STEVEN VITALE — For more than a decade, the United States has had the highest incarceration rate of any country in the world. In order to provide some perspective, the natural incarceration rate in comparable countries is 100 prisoners per 100,000 people in the population; the United States has an incarceration rate of 500 prisoners per 100,000 people. In 2010, the Bureau of Justice Statistics (“BJS”) calculated there to be about 1.6 million prisoners in United States prison facilities, and that number is currently estimated to have grown to roughly 2.4 million. Apart from rising immigration detentions, one of the most poignant driving forces contributing to this increasing trend has been harsher sentences for drug offenders. The most serious charge against fifty-one percent (51%) of federal inmates and twenty percent (20%) of state-prison inmates is a drug offense. The lower twenty percent (20%) in state prisons may be deceptive because although it is seemingly much lower than the fifty-one percent (51%) in federal prisons, it is still larger than any other single category of offense at the state level.

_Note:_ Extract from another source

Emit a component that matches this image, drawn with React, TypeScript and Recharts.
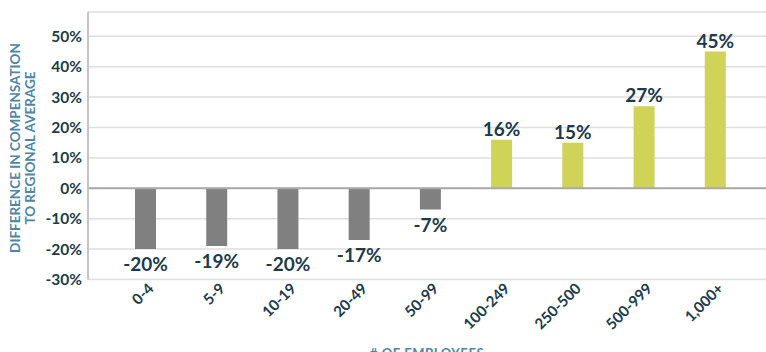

In the 1980s and 1990s, state and local governments struggled to keep up with prison overcrowding as crime rates escalated. It was during this time that private prison corporations emerged to take advantage of the capitalist ideal. Corrections Corporation of America (“CCA”), founded in 1983, is now the nation’s largest private prison company, and has become a multi-billion-dollar-a-year business with more than 60 facilities established across the country. Meanwhile, the U.S. prison population has more than quadrupled since that time. Many critics have labeled the emergence of these for-profit prison systems as the single greatest perversion of our criminal justice system. In September 2013, In the Public Interest, an advocacy group and resource center on privatization and responsible contracting, issued a report exploring how these private prison corporations and their contractual policies with state and local governments have worked to undermine public policy goals of reducing prison populations and to create a “low crime tax” that penalizes taxpayers.

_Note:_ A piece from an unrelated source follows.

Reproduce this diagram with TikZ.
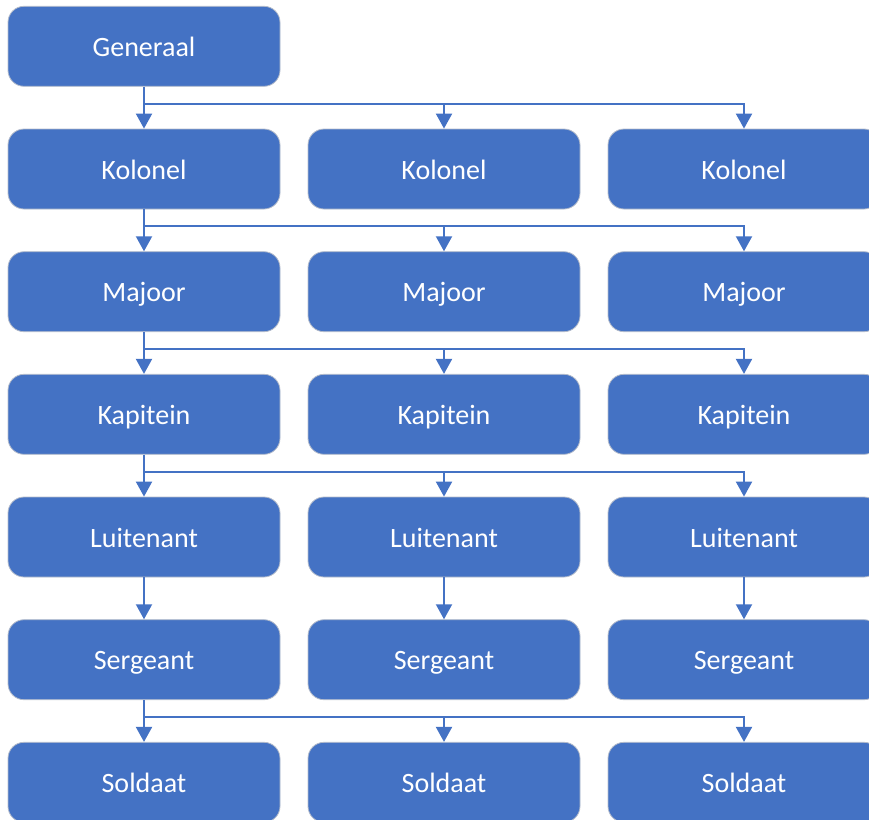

Essentially, these private prison companies make contracts with a state or local government, and enforce lockup quotas to ensure that their organization turn a profit. If a state fails to incarcerate a certain amount of people and does not meet the quota obligation, it often must pay these for-profit prisons for the empty and unused beds. In July 2010, Management & Training Corporation, the company that runs an Arizona prison, threatened to sue the state, claiming nearly $10 million in lost profits due to reduced prison population. The company argued that its contract with the state contained a lockup quota clause guaranteeing that the prison would maintain ninety-seven percent (97%) occupancy. After a renegotiation, the state still ended up paying around $3 million for the empty beds. These contractual obligations requiring prison beds to be filled are a common provision in a majority of these agreements throughout the country. In the Public Interest collected and analyzed sixty-two contracts between state and local jurisdictions and private prison corporations across the nation. Of the 62 contracts, 41 contained similar quotas (roughly 66%). The occupancy requirements ranged from eighty percent (80%) to one hundred percent (100%), with many mandating at least ninety percent (90%).
These bed guarantee clauses and the functioning of these private prison corporations in general have negatively impacted the criminal justice system, state budgets, and society as a whole. CCA and GEO Group are two main private prison companies that have lent a firm hand in shaping criminal justice policies. These companies have strongly advocated for policies such as mandatory minimum sentences favoring increased incarceration, they have supported laws such as California’s three-strikes law, and they have pushed hard for any policies geared towards continuing the “war on drugs.” An argument can be made that these industries and their contractual requirements “create an incentive for policymakers to focus on filling empty prison beds, as opposed to pursuing long-term policy changes, such as sentencing reform, that could significantly reduce prison populations.” To achieve substantial growth in revenue, increased cash flow, and higher earnings per share, these companies rely on harsh and ineffective criminal justice policies. A statement from CCA’s 2010 annual report serves to highlight this point: “The demand for our facilities and services could be adversely affected by the relaxation of enforcement efforts, leniency in conviction or parole standards and sentencing practices or through the decriminalization of certain activities that are currently proscribed by our criminal laws.” In short, because many states are currently obligated to continue incarcerating people regardless of crime rates and public safety needs, any positive efforts to reduce prison populations effectively forces state and local governments to hand over taxpayer dollars in order to ensure that these private prison companies capitalize on the misfortune of others.